DO THIS >> Extract the full listing verbatim and drop any pictures from your copy.

-------- SUPPLIED INFORMATION --------

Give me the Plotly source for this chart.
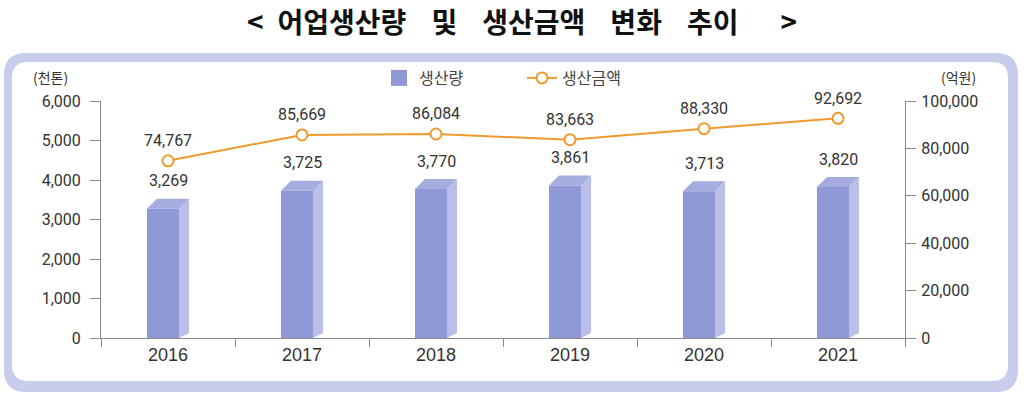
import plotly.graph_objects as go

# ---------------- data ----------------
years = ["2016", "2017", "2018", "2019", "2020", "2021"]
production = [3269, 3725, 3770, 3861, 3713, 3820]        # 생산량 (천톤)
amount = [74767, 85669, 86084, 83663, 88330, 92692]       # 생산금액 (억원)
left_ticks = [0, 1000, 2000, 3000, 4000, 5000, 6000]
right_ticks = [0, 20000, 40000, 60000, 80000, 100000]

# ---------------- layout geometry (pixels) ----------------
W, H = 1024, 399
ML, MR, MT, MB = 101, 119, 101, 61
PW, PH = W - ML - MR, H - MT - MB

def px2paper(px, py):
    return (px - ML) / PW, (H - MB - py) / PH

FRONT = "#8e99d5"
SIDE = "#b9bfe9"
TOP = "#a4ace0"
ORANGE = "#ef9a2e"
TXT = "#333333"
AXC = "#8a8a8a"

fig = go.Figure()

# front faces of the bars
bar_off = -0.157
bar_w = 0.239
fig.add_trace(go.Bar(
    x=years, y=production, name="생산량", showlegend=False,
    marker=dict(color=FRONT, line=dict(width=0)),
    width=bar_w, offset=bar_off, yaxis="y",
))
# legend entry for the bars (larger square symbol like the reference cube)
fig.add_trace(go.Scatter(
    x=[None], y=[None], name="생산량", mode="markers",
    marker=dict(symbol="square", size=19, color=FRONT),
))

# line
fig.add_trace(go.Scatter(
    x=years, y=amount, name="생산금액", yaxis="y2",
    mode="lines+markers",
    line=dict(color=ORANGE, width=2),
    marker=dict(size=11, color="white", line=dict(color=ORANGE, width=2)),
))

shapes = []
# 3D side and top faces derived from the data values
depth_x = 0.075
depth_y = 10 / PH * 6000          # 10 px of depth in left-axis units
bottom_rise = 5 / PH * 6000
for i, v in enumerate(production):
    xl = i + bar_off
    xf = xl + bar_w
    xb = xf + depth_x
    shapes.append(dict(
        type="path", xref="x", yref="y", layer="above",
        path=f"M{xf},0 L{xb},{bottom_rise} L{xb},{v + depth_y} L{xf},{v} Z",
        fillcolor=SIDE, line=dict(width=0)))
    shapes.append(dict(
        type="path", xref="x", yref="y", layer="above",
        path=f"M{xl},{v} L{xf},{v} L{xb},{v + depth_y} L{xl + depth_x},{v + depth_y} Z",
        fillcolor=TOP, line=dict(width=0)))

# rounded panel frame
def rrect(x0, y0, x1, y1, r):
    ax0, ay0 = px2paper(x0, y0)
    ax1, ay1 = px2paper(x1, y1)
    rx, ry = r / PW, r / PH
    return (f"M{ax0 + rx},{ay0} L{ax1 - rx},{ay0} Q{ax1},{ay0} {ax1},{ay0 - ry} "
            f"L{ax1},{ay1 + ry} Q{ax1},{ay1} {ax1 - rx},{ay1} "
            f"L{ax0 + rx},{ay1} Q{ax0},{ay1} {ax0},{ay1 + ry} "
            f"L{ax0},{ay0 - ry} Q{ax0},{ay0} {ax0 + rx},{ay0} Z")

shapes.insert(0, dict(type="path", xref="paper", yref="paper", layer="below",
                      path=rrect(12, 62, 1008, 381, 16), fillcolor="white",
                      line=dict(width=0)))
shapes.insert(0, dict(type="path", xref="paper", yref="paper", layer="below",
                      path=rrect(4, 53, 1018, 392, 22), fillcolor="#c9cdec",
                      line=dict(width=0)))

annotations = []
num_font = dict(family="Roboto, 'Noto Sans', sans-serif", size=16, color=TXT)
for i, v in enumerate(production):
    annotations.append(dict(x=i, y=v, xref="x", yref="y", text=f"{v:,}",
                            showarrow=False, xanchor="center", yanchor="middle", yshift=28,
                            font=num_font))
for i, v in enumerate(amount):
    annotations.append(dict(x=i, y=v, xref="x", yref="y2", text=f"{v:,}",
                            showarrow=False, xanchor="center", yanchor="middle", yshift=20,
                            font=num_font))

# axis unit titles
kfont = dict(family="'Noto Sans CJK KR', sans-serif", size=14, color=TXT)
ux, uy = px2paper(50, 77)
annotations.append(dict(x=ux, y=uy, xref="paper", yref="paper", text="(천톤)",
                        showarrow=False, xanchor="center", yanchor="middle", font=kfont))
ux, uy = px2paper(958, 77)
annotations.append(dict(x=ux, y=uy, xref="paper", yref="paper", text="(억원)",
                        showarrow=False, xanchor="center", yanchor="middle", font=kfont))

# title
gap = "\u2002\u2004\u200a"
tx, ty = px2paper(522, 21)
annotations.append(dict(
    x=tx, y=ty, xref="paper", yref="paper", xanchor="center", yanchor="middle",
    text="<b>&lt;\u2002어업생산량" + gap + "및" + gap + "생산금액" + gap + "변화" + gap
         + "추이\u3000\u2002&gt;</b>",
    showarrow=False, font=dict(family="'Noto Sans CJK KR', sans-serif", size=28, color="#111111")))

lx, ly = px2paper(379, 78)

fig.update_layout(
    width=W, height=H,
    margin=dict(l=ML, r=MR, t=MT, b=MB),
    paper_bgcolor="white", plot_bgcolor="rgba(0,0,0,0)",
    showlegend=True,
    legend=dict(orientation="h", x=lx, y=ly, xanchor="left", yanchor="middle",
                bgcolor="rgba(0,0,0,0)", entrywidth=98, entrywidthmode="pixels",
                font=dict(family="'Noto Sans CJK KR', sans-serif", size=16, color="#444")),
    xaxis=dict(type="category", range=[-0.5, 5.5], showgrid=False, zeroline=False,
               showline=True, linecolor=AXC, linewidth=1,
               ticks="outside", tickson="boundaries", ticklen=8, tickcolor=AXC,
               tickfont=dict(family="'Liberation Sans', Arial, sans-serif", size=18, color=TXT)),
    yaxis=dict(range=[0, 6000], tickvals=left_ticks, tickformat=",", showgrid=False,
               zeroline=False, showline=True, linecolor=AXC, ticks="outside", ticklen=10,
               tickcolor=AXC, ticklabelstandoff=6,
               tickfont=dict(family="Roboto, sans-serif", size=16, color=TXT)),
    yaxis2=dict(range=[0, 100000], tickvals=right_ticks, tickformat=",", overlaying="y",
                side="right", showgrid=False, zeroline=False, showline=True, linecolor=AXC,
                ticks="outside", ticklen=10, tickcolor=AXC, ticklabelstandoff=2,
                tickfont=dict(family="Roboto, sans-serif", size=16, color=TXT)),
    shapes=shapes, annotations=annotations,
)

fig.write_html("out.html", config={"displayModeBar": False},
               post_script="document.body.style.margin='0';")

--------

SOLVED EXERCISE >>
Give me the Plotly source for this chart.
import plotly.graph_objects as go

# ---------------- data ----------------
years = ["2016", "2017", "2018", "2019", "2020", "2021"]
production = [3269, 3725, 3770, 3861, 3713, 3820]        # 생산량 (천톤)
amount = [74767, 85669, 86084, 83663, 88330, 92692]       # 생산금액 (억원)
left_ticks = [0, 1000, 2000, 3000, 4000, 5000, 6000]
right_ticks = [0, 20000, 40000, 60000, 80000, 100000]

# ---------------- layout geometry (pixels) ----------------
W, H = 1024, 399
ML, MR, MT, MB = 101, 119, 101, 61
PW, PH = W - ML - MR, H - MT - MB

def px2paper(px, py):
    return (px - ML) / PW, (H - MB - py) / PH

FRONT = "#8e99d5"
SIDE = "#b9bfe9"
TOP = "#a4ace0"
ORANGE = "#ef9a2e"
TXT = "#333333"
AXC = "#8a8a8a"

fig = go.Figure()

# front faces of the bars
bar_off = -0.157
bar_w = 0.239
fig.add_trace(go.Bar(
    x=years, y=production, name="생산량", showlegend=False,
    marker=dict(color=FRONT, line=dict(width=0)),
    width=bar_w, offset=bar_off, yaxis="y",
))
# legend entry for the bars (larger square symbol like the reference cube)
fig.add_trace(go.Scatter(
    x=[None], y=[None], name="생산량", mode="markers",
    marker=dict(symbol="square", size=19, color=FRONT),
))

# line
fig.add_trace(go.Scatter(
    x=years, y=amount, name="생산금액", yaxis="y2",
    mode="lines+markers",
    line=dict(color=ORANGE, width=2),
    marker=dict(size=11, color="white", line=dict(color=ORANGE, width=2)),
))

shapes = []
# 3D side and top faces derived from the data values
depth_x = 0.075
depth_y = 10 / PH * 6000          # 10 px of depth in left-axis units
bottom_rise = 5 / PH * 6000
for i, v in enumerate(production):
    xl = i + bar_off
    xf = xl + bar_w
    xb = xf + depth_x
    shapes.append(dict(
        type="path", xref="x", yref="y", layer="above",
        path=f"M{xf},0 L{xb},{bottom_rise} L{xb},{v + depth_y} L{xf},{v} Z",
        fillcolor=SIDE, line=dict(width=0)))
    shapes.append(dict(
        type="path", xref="x", yref="y", layer="above",
        path=f"M{xl},{v} L{xf},{v} L{xb},{v + depth_y} L{xl + depth_x},{v + depth_y} Z",
        fillcolor=TOP, line=dict(width=0)))

# rounded panel frame
def rrect(x0, y0, x1, y1, r):
    ax0, ay0 = px2paper(x0, y0)
    ax1, ay1 = px2paper(x1, y1)
    rx, ry = r / PW, r / PH
    return (f"M{ax0 + rx},{ay0} L{ax1 - rx},{ay0} Q{ax1},{ay0} {ax1},{ay0 - ry} "
            f"L{ax1},{ay1 + ry} Q{ax1},{ay1} {ax1 - rx},{ay1} "
            f"L{ax0 + rx},{ay1} Q{ax0},{ay1} {ax0},{ay1 + ry} "
            f"L{ax0},{ay0 - ry} Q{ax0},{ay0} {ax0 + rx},{ay0} Z")

shapes.insert(0, dict(type="path", xref="paper", yref="paper", layer="below",
                      path=rrect(12, 62, 1008, 381, 16), fillcolor="white",
                      line=dict(width=0)))
shapes.insert(0, dict(type="path", xref="paper", yref="paper", layer="below",
                      path=rrect(4, 53, 1018, 392, 22), fillcolor="#c9cdec",
                      line=dict(width=0)))

annotations = []
num_font = dict(family="Roboto, 'Noto Sans', sans-serif", size=16, color=TXT)
for i, v in enumerate(production):
    annotations.append(dict(x=i, y=v, xref="x", yref="y", text=f"{v:,}",
                            showarrow=False, xanchor="center", yanchor="middle", yshift=28,
                            font=num_font))
for i, v in enumerate(amount):
    annotations.append(dict(x=i, y=v, xref="x", yref="y2", text=f"{v:,}",
                            showarrow=False, xanchor="center", yanchor="middle", yshift=20,
                            font=num_font))

# axis unit titles
kfont = dict(family="'Noto Sans CJK KR', sans-serif", size=14, color=TXT)
ux, uy = px2paper(50, 77)
annotations.append(dict(x=ux, y=uy, xref="paper", yref="paper", text="(천톤)",
                        showarrow=False, xanchor="center", yanchor="middle", font=kfont))
ux, uy = px2paper(958, 77)
annotations.append(dict(x=ux, y=uy, xref="paper", yref="paper", text="(억원)",
                        showarrow=False, xanchor="center", yanchor="middle", font=kfont))

# title
gap = "\u2002\u2004\u200a"
tx, ty = px2paper(522, 21)
annotations.append(dict(
    x=tx, y=ty, xref="paper", yref="paper", xanchor="center", yanchor="middle",
    text="<b>&lt;\u2002어업생산량" + gap + "및" + gap + "생산금액" + gap + "변화" + gap
         + "추이\u3000\u2002&gt;</b>",
    showarrow=False, font=dict(family="'Noto Sans CJK KR', sans-serif", size=28, color="#111111")))

lx, ly = px2paper(379, 78)

fig.update_layout(
    width=W, height=H,
    margin=dict(l=ML, r=MR, t=MT, b=MB),
    paper_bgcolor="white", plot_bgcolor="rgba(0,0,0,0)",
    showlegend=True,
    legend=dict(orientation="h", x=lx, y=ly, xanchor="left", yanchor="middle",
                bgcolor="rgba(0,0,0,0)", entrywidth=98, entrywidthmode="pixels",
                font=dict(family="'Noto Sans CJK KR', sans-serif", size=16, color="#444")),
    xaxis=dict(type="category", range=[-0.5, 5.5], showgrid=False, zeroline=False,
               showline=True, linecolor=AXC, linewidth=1,
               ticks="outside", tickson="boundaries", ticklen=8, tickcolor=AXC,
               tickfont=dict(family="'Liberation Sans', Arial, sans-serif", size=18, color=TXT)),
    yaxis=dict(range=[0, 6000], tickvals=left_ticks, tickformat=",", showgrid=False,
               zeroline=False, showline=True, linecolor=AXC, ticks="outside", ticklen=10,
               tickcolor=AXC, ticklabelstandoff=6,
               tickfont=dict(family="Roboto, sans-serif", size=16, color=TXT)),
    yaxis2=dict(range=[0, 100000], tickvals=right_ticks, tickformat=",", overlaying="y",
                side="right", showgrid=False, zeroline=False, showline=True, linecolor=AXC,
                ticks="outside", ticklen=10, tickcolor=AXC, ticklabelstandoff=2,
                tickfont=dict(family="Roboto, sans-serif", size=16, color=TXT)),
    shapes=shapes, annotations=annotations,
)

fig.write_html("out.html", config={"displayModeBar": False},
               post_script="document.body.style.margin='0';")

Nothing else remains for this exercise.